Attention Plotter: A Tool for Exploring Media Ecosystems | Future of News and Participatory Media

Attention Plotter is a d3.js-based tool for graphing and comparing volumes of content from multiple media sources and word frequencies within that content over a range of dates. It’s now part of the Controversy Mapper project at the MIT Center for Civic Media. And it’s available on GitHub: https://github.com/erhardt/Attention-Plotter.

Live demo of Attention Plotter using Trayvon Martin Data and TF-IDF: http://erhardtgraeff.com/demo/aplotter/trayvon-tfidf.html

This work comes out a research project pursued by Matt Stempeck, Ethan Zuckerman, and myself, studying the media coverage of the Trayvon Martin story from last spring. We collated a diverse set of media sources involved in the media ecosystem around Trayvon Martin: blog and mainstream media articles (via Media Cloud), Newspaper front page percentages (via PageOneX), Broadcast TV mentions (via Archive.org), Google Searches for ‘Trayvon Martin’ and ‘George Zimmerman’ (via Google Trends), Tweets, and Change.org petition signatures. We normalized the amount of content produced by each media source per day against their own peaks over the time period. This gives us a relative measure of attention paid to the story over time.

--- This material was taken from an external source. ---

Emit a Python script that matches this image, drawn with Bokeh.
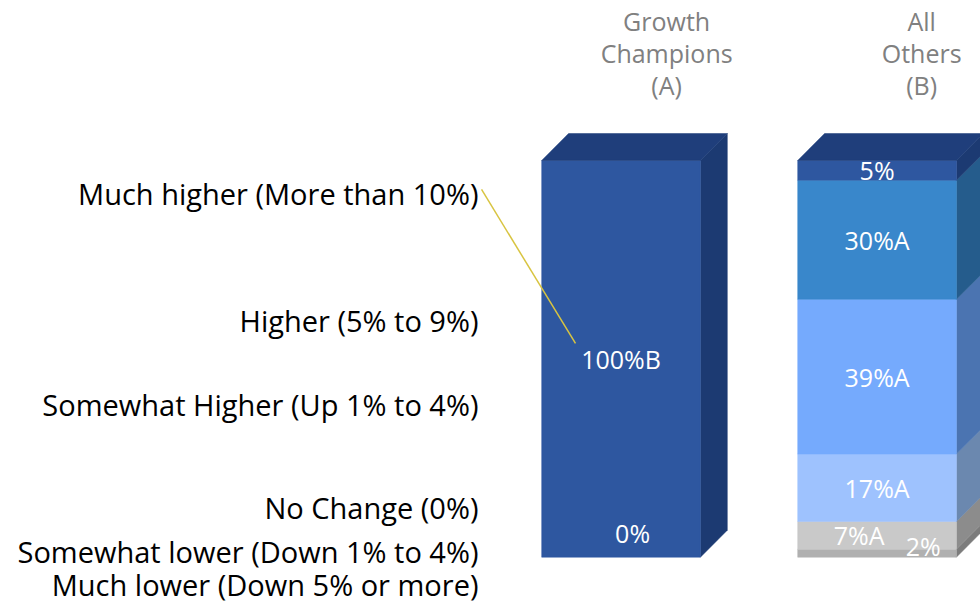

Trayvon Martin Attention Histogram (original, static graph)

Our original, static attention histogram is great for telling the story of the ebbs and flows of attention across the whole ecosystem. However, it’s not ideal for comparing two or three media sources’ attention volumes directly. The graph also falls short as a tool for exploring the data more deeply. To be specific, our original process for analyzing the framings of the Trayvon Martin story was to find the most highly cited (linked to) articles in the Media Cloud corpus and read them, looking for keywords. One strong example was ‘Marijuana’ and ‘Drug Dealer.’ These were extracted from a key Daily Mail article citing The Daily Caller and Wagist blog, who went through Trayvon Martin’s social media profiles and dug up relevant details. This framing of Trayvon Martin as less than innocent was a strategy by the Right to battle against the gun control and racial profiling campaigns coming from the Left. Ideally though, we should be able to identify those keywords like ‘marijuana’ without reading a bunch of articles.

Enter Attention Plotter. The tool allows us to load in a dataset of normalized media volumes as well as a set of most common words in a media source per day. The interactivity supports viewing the original clustered bar graph or sparklines, which are interpolated line graphs charting the rises and falls of those normalized volumes. By clicking the media source color squares in the legend, you can toggle their bars or lines on and off to compare to sources directly. For instance, leaving just the Google Searches up you can see how ‘George Zimmerman’ searches overtake ‘Trayvon Martin’ searches in April around the time of Zimmerman’s arrest.

'Trayvon Martin' / 'George Zimmerman' Google Search Comparison

By rolling over the dates in the x-axis, you can view popover word clouds scaled to the magnitude of the each word’s significance. TF-IDF is used to calculate their magnitudes in order to adjust for the expected commonality of words like ‘trayvon’, ‘martin’, or ‘zimmerman’. Here then we see on March 26th, that the fourth most common word is ‘marijuana’. This aligns with the publication of that Daily Mail article.

March 26th Word Cloud

Is this a Tool for Journalists?
The goal for this project was and is to serve as an academic research tool allowing us and others to explore media controversies like Trayvon Martin. I can imagine two applications of this work for journalists though. One would be for media columnists interested in writing about how a story unfolded over multiple media spaces, giving them a window into an ecosystem view of the situation as well as some quantitative data to base their insights on. A second option might be integrating Attention Plotter into the news room as an analytical tool for tracking and assessing a news organizations performance against other media sources to aid in identifying gaps in coverage around such controversies.

Future Development
A few features will be added over the summer. I want to allow day-by-day timeline text to be imported so that key events can be included right on the visualization for reference. I also want to incorporate the tasks of normalizing the media sources data and the TF-IDF analysis natively in the JavaScript library so that less pre-processing is required for the data, as well as offering the ability to show data peaks in their raw numbers. Finally, we at the Center for Civic Media are planning to incorporate the visualization directly into the Media Cloud platform for other researchers to use as a native exploration tool on top of the corpus.